Chik-Fil-A is one of the many, many, many things hated with the white-hot passion of a million exploding suns by the progressive left because its owners committed the unforgivable sin of disagreeing with them on the issue of gay marriage and are, therefore, a million times worse than Hitler, Genghis Khan, Gul Dukat, and Tamerlane combined. (That last reference should send some of our leftist participants to the Google machine.)
As a result, Chik-Fil-A is nicknamed “H8 Chicken” by people who are cheeky and fun, and also by dour leftists who are cruel and tragic. I use the name “Hate Chicken” in the former sense, as I do with all my affectionate nicknames.
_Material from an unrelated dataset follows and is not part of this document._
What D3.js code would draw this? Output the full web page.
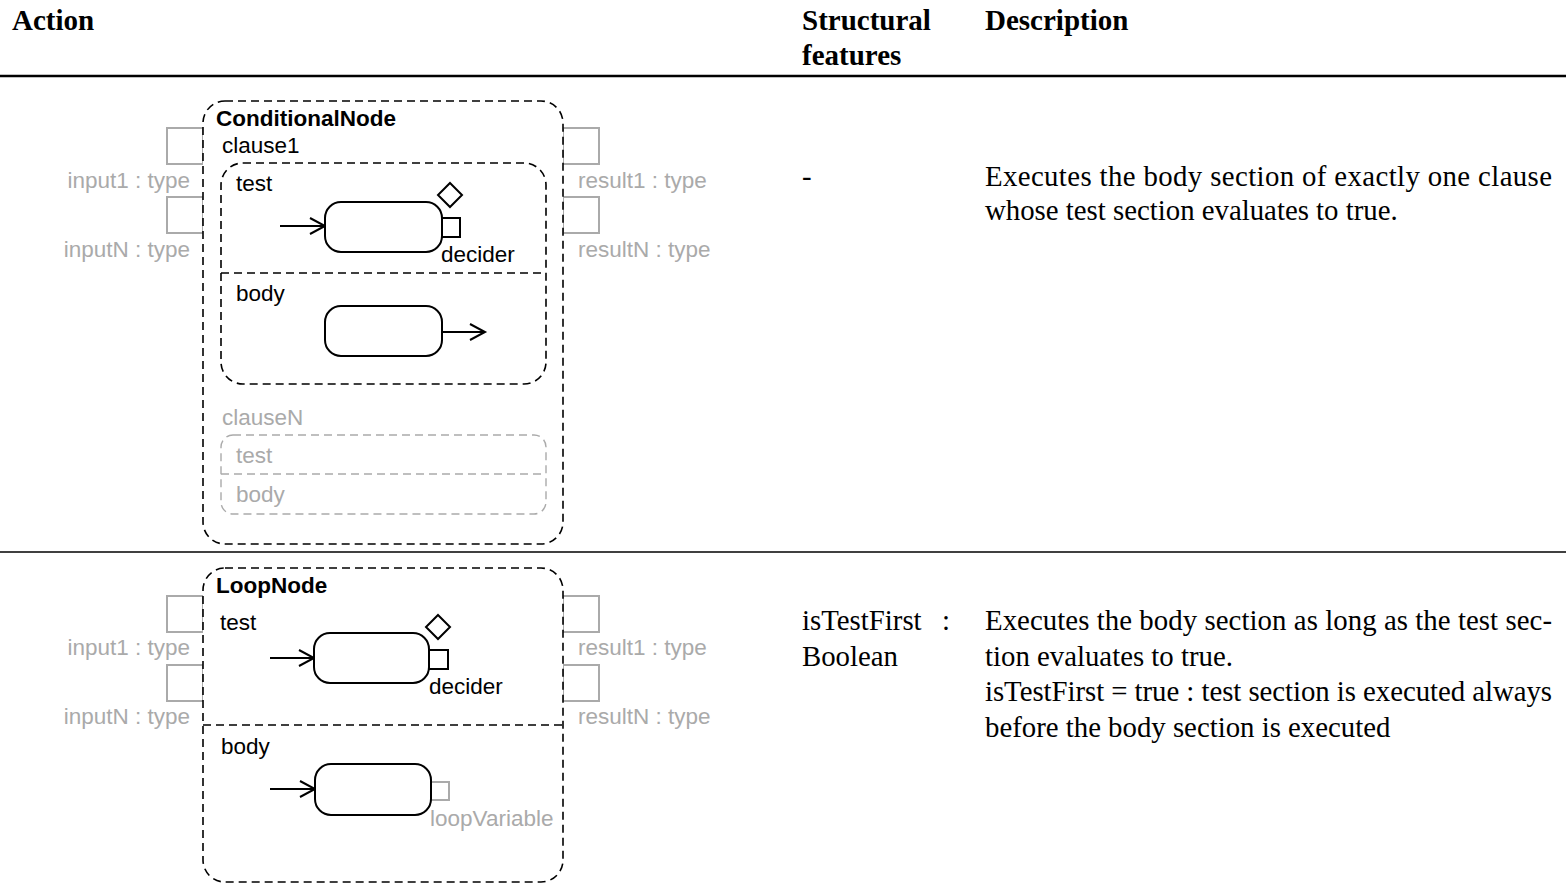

Anyway, guess what those hate-filled haters at H8 Chicken were up to this week: Providing free hate sandwiches to drivers stranded when ManBearPig (a cheeky fun name for what the dour left calls Climate Change) struck metropolitan Atlanta this week.
Some of the drivers had been stuck in their cars for nearly seven hours without any food or water. So the staff of the Chick-fil-A decided to lend a helping hand.
“We cooked several hundred sandwiches and stood out on both sides of 280 and handed out the sandwiches to anyone we could get to – as long as we had food to give out.”
The staffers braved the falling snow and ice, slipping and sliding, as they offered hot juicy chicken breasts tucked between two buttered buns. And Chick-fil-A refused to take a single penny for their sandwiches.
The meal was a gift – no strings attached.
Sigh. So much hate in the world. How can a tender heart bear it?